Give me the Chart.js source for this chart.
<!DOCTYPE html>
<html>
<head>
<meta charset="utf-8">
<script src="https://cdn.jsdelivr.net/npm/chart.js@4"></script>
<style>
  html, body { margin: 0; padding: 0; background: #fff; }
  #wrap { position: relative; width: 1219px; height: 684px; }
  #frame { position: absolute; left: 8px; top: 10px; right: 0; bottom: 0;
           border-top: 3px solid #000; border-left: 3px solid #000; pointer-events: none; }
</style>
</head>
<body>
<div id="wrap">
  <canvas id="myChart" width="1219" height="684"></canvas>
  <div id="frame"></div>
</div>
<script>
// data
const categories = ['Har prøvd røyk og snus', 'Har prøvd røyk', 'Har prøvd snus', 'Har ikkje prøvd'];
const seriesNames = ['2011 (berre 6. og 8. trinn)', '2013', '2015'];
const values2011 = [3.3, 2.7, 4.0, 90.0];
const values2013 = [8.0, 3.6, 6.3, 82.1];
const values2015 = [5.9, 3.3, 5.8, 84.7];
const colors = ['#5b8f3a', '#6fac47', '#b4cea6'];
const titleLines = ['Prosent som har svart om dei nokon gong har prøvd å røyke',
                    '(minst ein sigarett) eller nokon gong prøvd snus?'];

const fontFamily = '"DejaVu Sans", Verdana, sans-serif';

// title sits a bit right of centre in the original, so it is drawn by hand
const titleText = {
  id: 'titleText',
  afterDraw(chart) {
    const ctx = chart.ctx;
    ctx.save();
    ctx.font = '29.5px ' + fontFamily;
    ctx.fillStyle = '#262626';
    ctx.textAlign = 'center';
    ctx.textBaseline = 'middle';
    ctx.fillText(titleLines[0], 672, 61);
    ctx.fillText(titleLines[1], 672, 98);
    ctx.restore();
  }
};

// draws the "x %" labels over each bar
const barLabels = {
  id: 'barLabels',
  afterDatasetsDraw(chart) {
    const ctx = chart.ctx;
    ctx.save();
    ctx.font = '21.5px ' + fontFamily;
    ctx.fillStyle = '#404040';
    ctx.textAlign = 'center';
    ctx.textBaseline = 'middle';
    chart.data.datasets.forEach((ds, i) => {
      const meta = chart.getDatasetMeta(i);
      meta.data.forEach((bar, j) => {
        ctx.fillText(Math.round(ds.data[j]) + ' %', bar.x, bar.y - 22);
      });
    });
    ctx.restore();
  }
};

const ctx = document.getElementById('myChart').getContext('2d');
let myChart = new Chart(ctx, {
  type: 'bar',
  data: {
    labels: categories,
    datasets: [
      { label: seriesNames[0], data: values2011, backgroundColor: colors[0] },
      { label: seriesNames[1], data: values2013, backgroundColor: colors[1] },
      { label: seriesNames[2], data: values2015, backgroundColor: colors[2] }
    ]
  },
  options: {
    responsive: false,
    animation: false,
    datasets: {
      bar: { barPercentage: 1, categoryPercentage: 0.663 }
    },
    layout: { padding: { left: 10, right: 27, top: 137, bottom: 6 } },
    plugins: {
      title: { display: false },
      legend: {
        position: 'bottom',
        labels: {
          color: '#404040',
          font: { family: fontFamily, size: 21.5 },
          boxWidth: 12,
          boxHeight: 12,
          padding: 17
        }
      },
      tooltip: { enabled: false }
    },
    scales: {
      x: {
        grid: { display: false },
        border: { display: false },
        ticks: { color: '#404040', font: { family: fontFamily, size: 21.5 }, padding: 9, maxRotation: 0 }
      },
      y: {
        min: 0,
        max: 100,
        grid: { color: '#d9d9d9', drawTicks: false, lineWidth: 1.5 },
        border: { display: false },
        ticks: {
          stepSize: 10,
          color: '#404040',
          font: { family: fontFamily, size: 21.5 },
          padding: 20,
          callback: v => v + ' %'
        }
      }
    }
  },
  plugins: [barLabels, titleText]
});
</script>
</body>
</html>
------------------------------
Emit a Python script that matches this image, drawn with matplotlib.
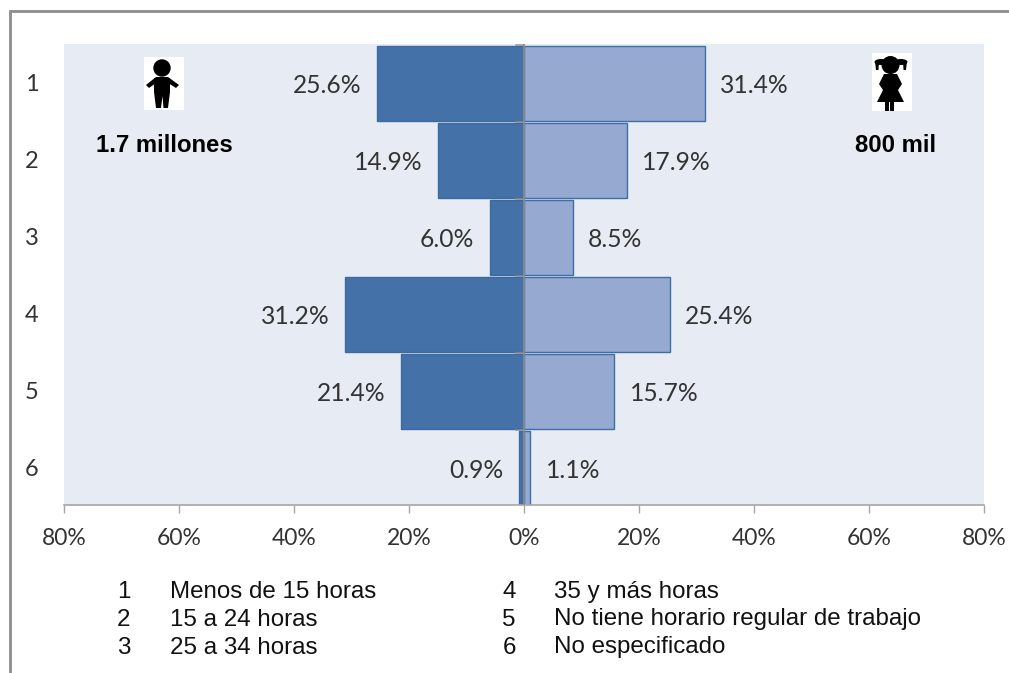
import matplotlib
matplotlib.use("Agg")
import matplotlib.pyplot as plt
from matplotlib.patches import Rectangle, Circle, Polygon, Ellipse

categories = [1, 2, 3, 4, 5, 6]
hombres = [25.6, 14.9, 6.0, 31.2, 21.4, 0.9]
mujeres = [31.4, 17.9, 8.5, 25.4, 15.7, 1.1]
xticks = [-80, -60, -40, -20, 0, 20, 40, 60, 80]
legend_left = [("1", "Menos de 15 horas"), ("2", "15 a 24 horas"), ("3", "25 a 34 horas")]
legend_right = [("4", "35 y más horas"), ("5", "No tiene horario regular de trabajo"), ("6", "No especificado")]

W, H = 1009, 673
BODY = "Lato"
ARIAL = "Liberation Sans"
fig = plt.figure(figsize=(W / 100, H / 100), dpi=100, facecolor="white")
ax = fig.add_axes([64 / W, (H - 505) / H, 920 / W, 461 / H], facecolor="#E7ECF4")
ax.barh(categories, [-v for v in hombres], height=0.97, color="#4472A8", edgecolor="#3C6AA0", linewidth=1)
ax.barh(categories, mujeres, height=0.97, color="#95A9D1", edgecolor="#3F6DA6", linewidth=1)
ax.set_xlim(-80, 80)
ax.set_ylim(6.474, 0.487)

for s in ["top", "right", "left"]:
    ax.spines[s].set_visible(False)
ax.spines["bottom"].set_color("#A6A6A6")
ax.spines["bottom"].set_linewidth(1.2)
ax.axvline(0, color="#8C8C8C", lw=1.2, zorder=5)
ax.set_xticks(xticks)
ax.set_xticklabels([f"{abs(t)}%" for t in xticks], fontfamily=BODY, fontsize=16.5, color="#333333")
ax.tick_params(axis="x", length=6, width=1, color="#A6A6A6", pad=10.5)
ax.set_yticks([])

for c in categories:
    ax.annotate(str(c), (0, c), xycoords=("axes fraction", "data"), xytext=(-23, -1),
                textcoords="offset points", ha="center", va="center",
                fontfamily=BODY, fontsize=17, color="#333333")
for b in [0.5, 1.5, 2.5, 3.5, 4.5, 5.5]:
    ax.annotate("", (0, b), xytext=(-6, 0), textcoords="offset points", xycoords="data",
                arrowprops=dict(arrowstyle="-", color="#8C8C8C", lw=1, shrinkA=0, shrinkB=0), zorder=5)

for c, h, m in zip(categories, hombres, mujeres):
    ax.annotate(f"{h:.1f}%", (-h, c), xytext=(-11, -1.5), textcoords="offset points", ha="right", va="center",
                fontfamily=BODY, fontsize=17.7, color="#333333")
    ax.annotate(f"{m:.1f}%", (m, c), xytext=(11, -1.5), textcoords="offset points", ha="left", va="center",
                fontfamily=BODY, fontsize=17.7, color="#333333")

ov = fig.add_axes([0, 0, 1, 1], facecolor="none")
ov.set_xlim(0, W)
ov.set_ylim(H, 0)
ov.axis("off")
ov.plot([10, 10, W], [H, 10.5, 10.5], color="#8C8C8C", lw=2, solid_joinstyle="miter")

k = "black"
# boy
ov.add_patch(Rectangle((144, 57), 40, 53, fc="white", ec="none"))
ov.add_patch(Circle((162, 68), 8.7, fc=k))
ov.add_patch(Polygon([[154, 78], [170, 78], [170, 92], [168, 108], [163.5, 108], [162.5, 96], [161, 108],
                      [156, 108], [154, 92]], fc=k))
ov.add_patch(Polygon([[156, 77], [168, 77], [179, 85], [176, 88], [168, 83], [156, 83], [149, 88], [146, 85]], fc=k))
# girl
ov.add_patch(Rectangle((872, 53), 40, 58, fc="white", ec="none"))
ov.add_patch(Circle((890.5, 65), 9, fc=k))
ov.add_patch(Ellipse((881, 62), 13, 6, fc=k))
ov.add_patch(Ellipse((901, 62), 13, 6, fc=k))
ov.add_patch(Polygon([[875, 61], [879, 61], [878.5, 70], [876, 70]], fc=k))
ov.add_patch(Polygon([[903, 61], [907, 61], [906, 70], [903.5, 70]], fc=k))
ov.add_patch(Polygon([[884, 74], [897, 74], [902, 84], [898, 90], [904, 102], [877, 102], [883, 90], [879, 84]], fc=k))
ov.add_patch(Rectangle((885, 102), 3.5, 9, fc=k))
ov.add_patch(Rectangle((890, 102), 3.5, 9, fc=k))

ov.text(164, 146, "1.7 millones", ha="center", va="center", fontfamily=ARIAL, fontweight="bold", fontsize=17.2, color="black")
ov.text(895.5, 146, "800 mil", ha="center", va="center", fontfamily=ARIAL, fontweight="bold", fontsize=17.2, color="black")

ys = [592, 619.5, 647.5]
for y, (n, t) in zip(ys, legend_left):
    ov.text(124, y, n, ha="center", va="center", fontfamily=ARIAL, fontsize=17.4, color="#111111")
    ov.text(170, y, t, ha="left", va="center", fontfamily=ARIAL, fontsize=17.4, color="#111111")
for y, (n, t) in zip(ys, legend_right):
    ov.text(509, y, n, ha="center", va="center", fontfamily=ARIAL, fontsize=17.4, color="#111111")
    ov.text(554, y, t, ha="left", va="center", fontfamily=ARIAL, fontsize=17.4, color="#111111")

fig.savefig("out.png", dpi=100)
------------------------------
Beginning with the line above that contains "Emit a Python" and finishing with the line that contains "ax.set_ylim(6.474, 0.487)", print those lines exactly and only. Skip all pictures.

** COMPLETE ANSWER **
Emit a Python script that matches this image, drawn with matplotlib.
import matplotlib
matplotlib.use("Agg")
import matplotlib.pyplot as plt
from matplotlib.patches import Rectangle, Circle, Polygon, Ellipse

categories = [1, 2, 3, 4, 5, 6]
hombres = [25.6, 14.9, 6.0, 31.2, 21.4, 0.9]
mujeres = [31.4, 17.9, 8.5, 25.4, 15.7, 1.1]
xticks = [-80, -60, -40, -20, 0, 20, 40, 60, 80]
legend_left = [("1", "Menos de 15 horas"), ("2", "15 a 24 horas"), ("3", "25 a 34 horas")]
legend_right = [("4", "35 y más horas"), ("5", "No tiene horario regular de trabajo"), ("6", "No especificado")]

W, H = 1009, 673
BODY = "Lato"
ARIAL = "Liberation Sans"
fig = plt.figure(figsize=(W / 100, H / 100), dpi=100, facecolor="white")
ax = fig.add_axes([64 / W, (H - 505) / H, 920 / W, 461 / H], facecolor="#E7ECF4")
ax.barh(categories, [-v for v in hombres], height=0.97, color="#4472A8", edgecolor="#3C6AA0", linewidth=1)
ax.barh(categories, mujeres, height=0.97, color="#95A9D1", edgecolor="#3F6DA6", linewidth=1)
ax.set_xlim(-80, 80)
ax.set_ylim(6.474, 0.487)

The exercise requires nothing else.